• [Exercise]
Leave the pictures out, and retype all of the material exactly as written.

--- start of Material ---

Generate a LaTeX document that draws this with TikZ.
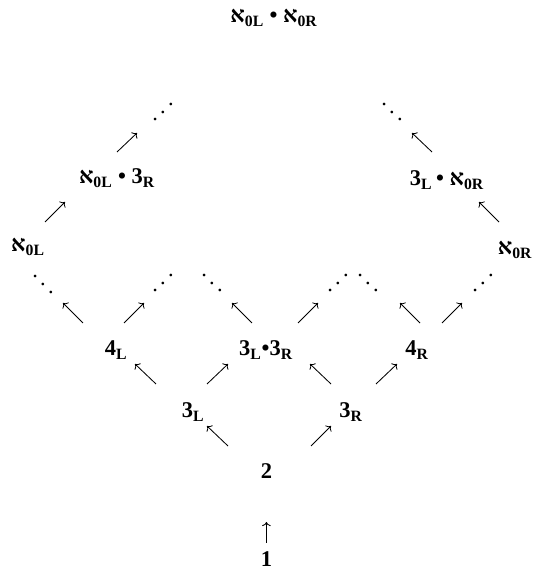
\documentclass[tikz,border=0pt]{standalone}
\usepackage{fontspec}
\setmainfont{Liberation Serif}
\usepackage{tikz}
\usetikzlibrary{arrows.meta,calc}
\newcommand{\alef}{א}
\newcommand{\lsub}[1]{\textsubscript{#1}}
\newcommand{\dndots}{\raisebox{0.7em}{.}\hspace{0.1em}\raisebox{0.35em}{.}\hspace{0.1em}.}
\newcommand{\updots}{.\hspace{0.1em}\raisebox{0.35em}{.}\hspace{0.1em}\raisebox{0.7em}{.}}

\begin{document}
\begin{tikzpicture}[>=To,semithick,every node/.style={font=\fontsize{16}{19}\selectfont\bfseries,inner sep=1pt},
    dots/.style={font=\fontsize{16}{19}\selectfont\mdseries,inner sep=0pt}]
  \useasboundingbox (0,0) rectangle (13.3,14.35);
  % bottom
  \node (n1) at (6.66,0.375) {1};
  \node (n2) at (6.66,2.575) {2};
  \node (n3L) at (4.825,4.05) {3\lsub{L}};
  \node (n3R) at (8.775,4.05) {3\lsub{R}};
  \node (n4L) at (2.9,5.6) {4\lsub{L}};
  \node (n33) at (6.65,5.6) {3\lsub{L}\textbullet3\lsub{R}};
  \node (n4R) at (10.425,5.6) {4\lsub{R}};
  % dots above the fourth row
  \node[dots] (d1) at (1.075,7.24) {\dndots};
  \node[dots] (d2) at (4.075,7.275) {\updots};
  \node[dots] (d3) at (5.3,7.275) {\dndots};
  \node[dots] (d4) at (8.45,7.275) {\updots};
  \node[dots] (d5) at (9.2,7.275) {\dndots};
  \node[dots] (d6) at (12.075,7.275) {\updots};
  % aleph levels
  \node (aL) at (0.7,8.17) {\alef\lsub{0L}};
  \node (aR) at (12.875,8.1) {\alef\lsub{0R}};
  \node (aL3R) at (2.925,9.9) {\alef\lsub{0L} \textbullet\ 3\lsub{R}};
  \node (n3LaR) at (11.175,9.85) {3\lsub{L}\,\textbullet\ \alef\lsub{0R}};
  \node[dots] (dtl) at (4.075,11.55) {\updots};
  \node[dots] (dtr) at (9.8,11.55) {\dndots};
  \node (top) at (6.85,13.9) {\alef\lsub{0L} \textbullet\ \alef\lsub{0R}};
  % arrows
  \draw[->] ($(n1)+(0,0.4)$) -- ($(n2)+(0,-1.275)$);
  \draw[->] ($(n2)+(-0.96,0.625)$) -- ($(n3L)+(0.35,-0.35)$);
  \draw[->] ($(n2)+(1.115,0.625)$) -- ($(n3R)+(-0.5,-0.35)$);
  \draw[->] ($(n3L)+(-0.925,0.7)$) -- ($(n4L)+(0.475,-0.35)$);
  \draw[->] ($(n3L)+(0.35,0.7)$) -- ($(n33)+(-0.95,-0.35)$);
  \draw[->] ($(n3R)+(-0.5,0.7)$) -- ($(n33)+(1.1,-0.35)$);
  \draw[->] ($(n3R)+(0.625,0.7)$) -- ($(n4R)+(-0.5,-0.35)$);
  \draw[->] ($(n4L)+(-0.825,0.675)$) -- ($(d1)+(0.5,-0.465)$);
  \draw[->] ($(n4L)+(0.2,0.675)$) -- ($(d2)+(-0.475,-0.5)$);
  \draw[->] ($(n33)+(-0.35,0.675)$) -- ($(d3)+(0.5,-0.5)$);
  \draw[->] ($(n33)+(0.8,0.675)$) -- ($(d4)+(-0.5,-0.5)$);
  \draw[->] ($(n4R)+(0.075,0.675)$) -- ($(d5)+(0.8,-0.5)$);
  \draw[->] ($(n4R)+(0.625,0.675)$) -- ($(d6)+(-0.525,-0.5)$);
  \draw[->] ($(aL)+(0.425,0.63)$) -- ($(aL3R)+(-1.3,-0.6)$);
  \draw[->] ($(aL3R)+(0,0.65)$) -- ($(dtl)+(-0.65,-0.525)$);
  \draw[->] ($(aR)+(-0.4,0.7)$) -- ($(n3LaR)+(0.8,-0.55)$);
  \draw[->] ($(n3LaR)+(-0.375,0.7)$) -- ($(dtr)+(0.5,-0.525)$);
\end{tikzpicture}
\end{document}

--- end of Material ---

• [Task solution]
Generate a LaTeX document that draws this with TikZ.
\documentclass[tikz,border=0pt]{standalone}
\usepackage{fontspec}
\setmainfont{Liberation Serif}
\usepackage{tikz}
\usetikzlibrary{arrows.meta,calc}
\newcommand{\alef}{א}
\newcommand{\lsub}[1]{\textsubscript{#1}}
\newcommand{\dndots}{\raisebox{0.7em}{.}\hspace{0.1em}\raisebox{0.35em}{.}\hspace{0.1em}.}
\newcommand{\updots}{.\hspace{0.1em}\raisebox{0.35em}{.}\hspace{0.1em}\raisebox{0.7em}{.}}

\begin{document}
\begin{tikzpicture}[>=To,semithick,every node/.style={font=\fontsize{16}{19}\selectfont\bfseries,inner sep=1pt},
    dots/.style={font=\fontsize{16}{19}\selectfont\mdseries,inner sep=0pt}]
  \useasboundingbox (0,0) rectangle (13.3,14.35);
  % bottom
  \node (n1) at (6.66,0.375) {1};
  \node (n2) at (6.66,2.575) {2};
  \node (n3L) at (4.825,4.05) {3\lsub{L}};
  \node (n3R) at (8.775,4.05) {3\lsub{R}};
  \node (n4L) at (2.9,5.6) {4\lsub{L}};
  \node (n33) at (6.65,5.6) {3\lsub{L}\textbullet3\lsub{R}};
  \node (n4R) at (10.425,5.6) {4\lsub{R}};
  % dots above the fourth row
  \node[dots] (d1) at (1.075,7.24) {\dndots};
  \node[dots] (d2) at (4.075,7.275) {\updots};
  \node[dots] (d3) at (5.3,7.275) {\dndots};
  \node[dots] (d4) at (8.45,7.275) {\updots};
  \node[dots] (d5) at (9.2,7.275) {\dndots};
  \node[dots] (d6) at (12.075,7.275) {\updots};
  % aleph levels
  \node (aL) at (0.7,8.17) {\alef\lsub{0L}};
  \node (aR) at (12.875,8.1) {\alef\lsub{0R}};
  \node (aL3R) at (2.925,9.9) {\alef\lsub{0L} \textbullet\ 3\lsub{R}};
  \node (n3LaR) at (11.175,9.85) {3\lsub{L}\,\textbullet\ \alef\lsub{0R}};
  \node[dots] (dtl) at (4.075,11.55) {\updots};
  \node[dots] (dtr) at (9.8,11.55) {\dndots};
  \node (top) at (6.85,13.9) {\alef\lsub{0L} \textbullet\ \alef\lsub{0R}};
  % arrows
  \draw[->] ($(n1)+(0,0.4)$) -- ($(n2)+(0,-1.275)$);
  \draw[->] ($(n2)+(-0.96,0.625)$) -- ($(n3L)+(0.35,-0.35)$);
  \draw[->] ($(n2)+(1.115,0.625)$) -- ($(n3R)+(-0.5,-0.35)$);
  \draw[->] ($(n3L)+(-0.925,0.7)$) -- ($(n4L)+(0.475,-0.35)$);
  \draw[->] ($(n3L)+(0.35,0.7)$) -- ($(n33)+(-0.95,-0.35)$);
  \draw[->] ($(n3R)+(-0.5,0.7)$) -- ($(n33)+(1.1,-0.35)$);
  \draw[->] ($(n3R)+(0.625,0.7)$) -- ($(n4R)+(-0.5,-0.35)$);
  \draw[->] ($(n4L)+(-0.825,0.675)$) -- ($(d1)+(0.5,-0.465)$);
  \draw[->] ($(n4L)+(0.2,0.675)$) -- ($(d2)+(-0.475,-0.5)$);
  \draw[->] ($(n33)+(-0.35,0.675)$) -- ($(d3)+(0.5,-0.5)$);
  \draw[->] ($(n33)+(0.8,0.675)$) -- ($(d4)+(-0.5,-0.5)$);
  \draw[->] ($(n4R)+(0.075,0.675)$) -- ($(d5)+(0.8,-0.5)$);
  \draw[->] ($(n4R)+(0.625,0.675)$) -- ($(d6)+(-0.525,-0.5)$);
  \draw[->] ($(aL)+(0.425,0.63)$) -- ($(aL3R)+(-1.3,-0.6)$);
  \draw[->] ($(aL3R)+(0,0.65)$) -- ($(dtl)+(-0.65,-0.525)$);
  \draw[->] ($(aR)+(-0.4,0.7)$) -- ($(n3LaR)+(0.8,-0.55)$);
  \draw[->] ($(n3LaR)+(-0.375,0.7)$) -- ($(dtr)+(0.5,-0.525)$);
\end{tikzpicture}
\end{document}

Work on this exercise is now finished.